All Recipes Cakes Christmas

Fruitcake

Fruitcake

This rich, spicy fruitcake made a week or even a month or two before Christmas will mature and ripen to a truly festive dessert.

375g packet raisins
375g packet sultanas
250g packet currants
125g mixed peel
125g glace cherries, halved
6 dried apricots, 6 nectarines, 6 peaches, diced small
125g blanched chopped almonds
4 Tbsp each brandy and rum

Cake Mixture:
250g butter
250g brown sugar
Finely grated rind of 1 lemon
2 Tbsp golden syrup or marmalade
5 eggs
2 1/2 cups plain flour
1/2 tsp baking powder
1 tsp mixed spice
Blanched almonds and glace cherries to finish cake

1. Prepare the fruit mixture by chopping the raisins, sultanas and currants.

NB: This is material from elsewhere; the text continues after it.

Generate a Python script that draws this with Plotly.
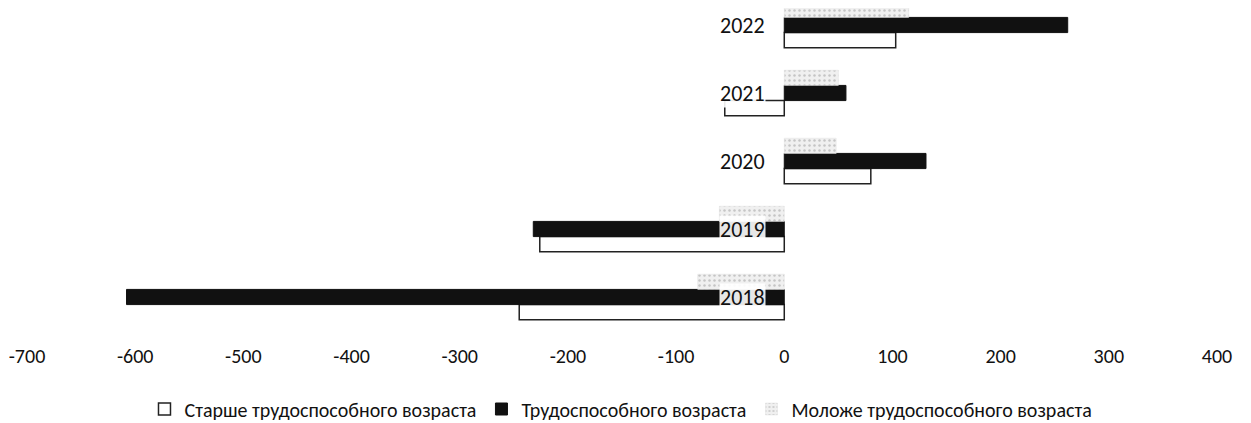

Add peel and put into a large bowl. Add cherries, apricots, nectarines, peaches and chopped almonds. Sprinkle with the brandy and rum and leave overnight, first mixing well to separate the fruit pieces.
2. The next day, use an electric mixer to beat the butter until soft. Add brown sugar and lemon rind and continue beating till light and fluffy. Add the golden syrup or marmalade. Next, add eggs, one at a time, and beat well. (Add some sifted flour if mixture curdles.)
3. Into a separate bowl, sift flour, baking powder and mixed spice. Add 2 Tbsp of flour mixture to the dried fruits and toss through to prevent fruits sinking to the bottom of the cake. Mix remaining flour mixture into the batter, then fold the mixed fruits through using your hands.
4. Line a 24cm round or square, deep cake tin with 1 layer of brown paper and 2 layers of baking paper. Pour the mixture into prepared cake tin. Level top and drop tin sharply on to kitchen bench to settle mixture. Stick cherries deep into batter, then decorate the top with almonds.
5. Bake in a preheated 150c oven for 2 1/2 to 3 1/4 hours or until a fine skewer inserted into the centre comes away clean. Turn cake upside down, lift paper and sprinkle hot cake generously with extra 2 to 3 Tbsp rum or brandy, then return the paper. Wrap in a clean tea-towel and leave on a cake rack until cold. Wrap in greaseproof paper, then in foil and store until ready to use.

Important: If cake appears to be browning too much, cover with several thicknesses of paper. You may find that some oven temperatures vary a little.